I recently noticed that Marco Arment no longer hosts his blog on Tumblr. So I can’t reblog his latest post easily, where Marco said:
Last fall, I conducted an experiment: I quietly removed Instapaper Free from the App Store1 for three days, leaving only the full, $4.99 Instapaper app. Not only did sales increase incrementally, but nobody seemed to notice.
Instapaper is already well known and written about by journalists, so he doesn’t need a free version to get people to know about the app. There are people in newspapers and magazines telling readers about the app already. I think he discounts the role the free app had in getting those people to try the app in the first place.
I don’t think we’ll ever do an ad-supported app, for various reasons. If you see Greatest Movie Ever Sold, you’ll see why advertising is designed to be manipulative, and not something I want in my products. Also, iAds is doing poorly and doesn’t make much money for developers.
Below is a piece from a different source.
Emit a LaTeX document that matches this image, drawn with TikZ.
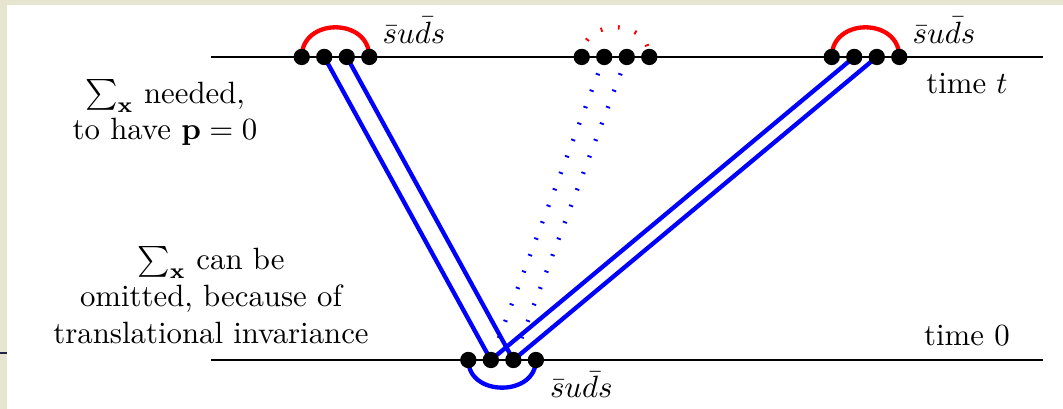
\documentclass[tikz,border=0pt]{standalone}
\usepackage{amsmath,amssymb}
\usetikzlibrary{backgrounds}
\definecolor{slidebeige}{RGB}{230,230,208}
\definecolor{slidenavy}{RGB}{35,35,70}

\begin{document}
\begin{tikzpicture}[line cap=round,line join=round,
  quark/.style={circle,fill=black,inner sep=0pt,minimum size=5.3pt},
  qline/.style={line width=1.4pt},
  qdots/.style={line width=1.4pt,line cap=butt,dash pattern=on 0.6pt off 5.1pt},
  timeline/.style={line width=0.5pt}]
 \useasboundingbox (0,0) rectangle (12.13,4.667);
 \fill[slidebeige] (0,0) rectangle (0.08,4.667);
 \fill[slidebeige] (0,4.61) rectangle (12.13,4.667);
 \fill[slidenavy] (0,0.63) rectangle (0.08,0.655);
 \foreach \k in {1,...,4}{
  \node[quark] (t\k) at ({3.186+0.257*\k},4.017) {};
  \node[quark] (m\k) at ({6.381+0.257*\k},4.017) {};
  \node[quark] (r\k) at ({9.234+0.257*\k},4.017) {};
  \node[quark] (b\k) at ({5.087+0.257*\k},0.559) {};
 }
 \coordinate (tl) at (2.408,4.017);
 \coordinate (tr) at (11.902,4.017);
 \coordinate (bl) at (2.408,0.559);
 \coordinate (br) at (11.902,0.559);
 \begin{scope}[on background layer]
  \draw[timeline] (tl) -- (tr);
  \draw[timeline] (bl) -- (br);
  \draw[red,qline,out=90,in=90,looseness=1.5] (t1.center) to (t4.center);
  \draw[red,qline,out=90,in=90,looseness=1.5] (r1.center) to (r4.center);
  \draw[red,qdots,out=90,in=90,looseness=1.5] (m1.center) to (m4.center);
  \draw[blue,qline,out=-90,in=-90,looseness=1.4] (b1.center) to (b4.center);
  \draw[blue,qline] (t2.center) -- (b2.center) (t3.center) -- (b3.center);
  \draw[blue,qline] (r2.center) -- (b2.center) (r3.center) -- (b3.center);
  \draw[blue,qdots] (m2.center) -- (b2.center) (m3.center) -- (b3.center);
 \end{scope}
 \node[anchor=base] (qtl) at (4.724,4.176) {$\bar s u\bar d s$};
 \node[anchor=base] (qtr) at (10.772,4.176) {$\bar s u\bar d s$};
 \node[anchor=base] (qb) at (6.633,0.126) {$\bar s u\bar d s$};
 \node[anchor=base] (timet) at (11.034,3.595) {time $t$};
 \node[anchor=base] (timez) at (11.034,0.719) {time 0};
 \node[align=center] (needed) at (1.883,3.378)
  {$\sum_{\mathbf x}$ needed,\\ to have $\mathbf p=0$};
 \node[align=center] (omitted) at (2.408,1.301)
  {$\sum_{\mathbf x}$ can be\\ omitted, because of\\ translational invariance};
\end{tikzpicture}
\end{document}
As for the price, I think that above a certain threshold, maybe around $10, people start to expect more support and updates for an app from the company. It seems when something is free or close to free, it’s not worth it in the customer’s mind to send an email to a company about a bug or feature request, but when it costs a lot, the customer has a certain ownership stake in it now, at least in their heads.
There’s a lot of psychology involved in free stuff, and how people behave irrationally when offered free stuff. When it’s free, you get far more people downloading your app, but you also get a disproportionate number of users who don’t value their time very highly and are prone to complaining and making negative comments on the Internet. I don’t attach much importance to those kind of comments. I guess I’ve built up a thick skin to negative feedback, especially rants and emotionally charged complaints. If you don’t have constructive criticism, I will just ignore you.